* Collected material
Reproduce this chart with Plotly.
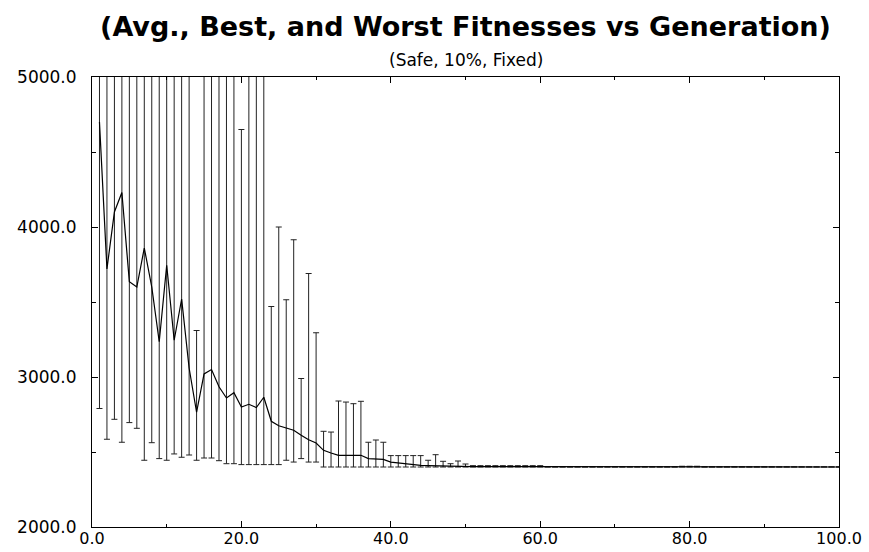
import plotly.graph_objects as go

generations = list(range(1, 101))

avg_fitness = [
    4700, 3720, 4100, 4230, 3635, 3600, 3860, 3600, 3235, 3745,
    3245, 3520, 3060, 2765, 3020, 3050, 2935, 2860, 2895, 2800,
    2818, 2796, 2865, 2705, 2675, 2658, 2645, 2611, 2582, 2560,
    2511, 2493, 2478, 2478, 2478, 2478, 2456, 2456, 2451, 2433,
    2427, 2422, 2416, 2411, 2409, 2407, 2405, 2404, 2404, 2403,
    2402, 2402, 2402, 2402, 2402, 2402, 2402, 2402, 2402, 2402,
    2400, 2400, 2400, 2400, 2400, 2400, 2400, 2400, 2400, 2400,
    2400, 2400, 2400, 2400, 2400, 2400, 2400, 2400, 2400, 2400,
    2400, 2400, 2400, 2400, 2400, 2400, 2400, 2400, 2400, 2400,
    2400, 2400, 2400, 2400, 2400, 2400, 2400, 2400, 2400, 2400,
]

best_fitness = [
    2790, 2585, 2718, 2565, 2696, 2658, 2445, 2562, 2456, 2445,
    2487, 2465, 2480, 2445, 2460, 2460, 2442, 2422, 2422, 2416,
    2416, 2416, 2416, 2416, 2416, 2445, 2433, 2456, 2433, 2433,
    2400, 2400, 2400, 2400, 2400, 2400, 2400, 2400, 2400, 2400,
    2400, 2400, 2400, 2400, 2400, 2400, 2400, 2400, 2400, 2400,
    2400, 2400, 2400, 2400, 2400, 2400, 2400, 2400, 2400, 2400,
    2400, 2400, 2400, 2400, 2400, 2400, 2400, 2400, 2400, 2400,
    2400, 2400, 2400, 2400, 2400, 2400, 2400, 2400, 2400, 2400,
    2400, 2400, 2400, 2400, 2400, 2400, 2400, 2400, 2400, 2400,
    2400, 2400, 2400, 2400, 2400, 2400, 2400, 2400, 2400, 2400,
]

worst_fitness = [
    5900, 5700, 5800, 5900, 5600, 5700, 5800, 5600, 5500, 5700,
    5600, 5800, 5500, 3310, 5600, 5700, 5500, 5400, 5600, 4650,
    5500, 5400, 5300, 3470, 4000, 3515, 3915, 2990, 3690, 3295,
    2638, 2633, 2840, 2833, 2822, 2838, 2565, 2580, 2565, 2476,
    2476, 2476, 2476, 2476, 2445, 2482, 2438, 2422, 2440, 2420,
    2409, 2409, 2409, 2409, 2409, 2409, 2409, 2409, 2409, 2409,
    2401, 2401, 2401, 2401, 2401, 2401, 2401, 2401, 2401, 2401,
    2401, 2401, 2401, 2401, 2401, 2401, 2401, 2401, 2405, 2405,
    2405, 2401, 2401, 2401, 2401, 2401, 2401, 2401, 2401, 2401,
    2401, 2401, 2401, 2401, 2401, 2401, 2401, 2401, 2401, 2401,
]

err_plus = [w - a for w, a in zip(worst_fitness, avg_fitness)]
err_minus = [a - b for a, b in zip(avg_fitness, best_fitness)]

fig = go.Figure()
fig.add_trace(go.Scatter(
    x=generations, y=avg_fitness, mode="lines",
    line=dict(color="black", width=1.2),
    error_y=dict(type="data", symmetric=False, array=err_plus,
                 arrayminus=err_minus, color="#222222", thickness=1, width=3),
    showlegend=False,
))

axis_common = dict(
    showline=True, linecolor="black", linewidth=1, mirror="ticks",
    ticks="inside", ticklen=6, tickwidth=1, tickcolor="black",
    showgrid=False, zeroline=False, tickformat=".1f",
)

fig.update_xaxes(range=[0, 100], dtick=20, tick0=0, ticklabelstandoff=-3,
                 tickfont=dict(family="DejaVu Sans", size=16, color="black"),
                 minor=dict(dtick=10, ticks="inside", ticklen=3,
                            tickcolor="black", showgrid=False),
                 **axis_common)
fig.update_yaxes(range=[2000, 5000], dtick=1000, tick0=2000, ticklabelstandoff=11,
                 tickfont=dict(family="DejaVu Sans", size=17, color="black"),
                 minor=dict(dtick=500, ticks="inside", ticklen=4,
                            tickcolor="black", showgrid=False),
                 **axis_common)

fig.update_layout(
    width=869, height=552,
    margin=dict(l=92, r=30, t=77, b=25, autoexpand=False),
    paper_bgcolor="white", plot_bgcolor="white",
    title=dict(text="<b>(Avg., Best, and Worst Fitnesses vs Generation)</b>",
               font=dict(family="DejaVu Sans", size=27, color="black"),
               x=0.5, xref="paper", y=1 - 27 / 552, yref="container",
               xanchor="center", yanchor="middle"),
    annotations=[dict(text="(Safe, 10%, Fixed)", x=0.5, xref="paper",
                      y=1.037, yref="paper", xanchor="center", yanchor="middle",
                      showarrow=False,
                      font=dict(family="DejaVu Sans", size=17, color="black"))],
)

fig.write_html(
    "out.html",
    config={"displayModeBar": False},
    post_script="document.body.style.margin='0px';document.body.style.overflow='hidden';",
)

* Exercise description
Make an exact copy of the lines from the top of the material through the line with "generations = list(range(1, 101))", pictures excluded.

* Output for this exercise
Reproduce this chart with Plotly.
import plotly.graph_objects as go

generations = list(range(1, 101))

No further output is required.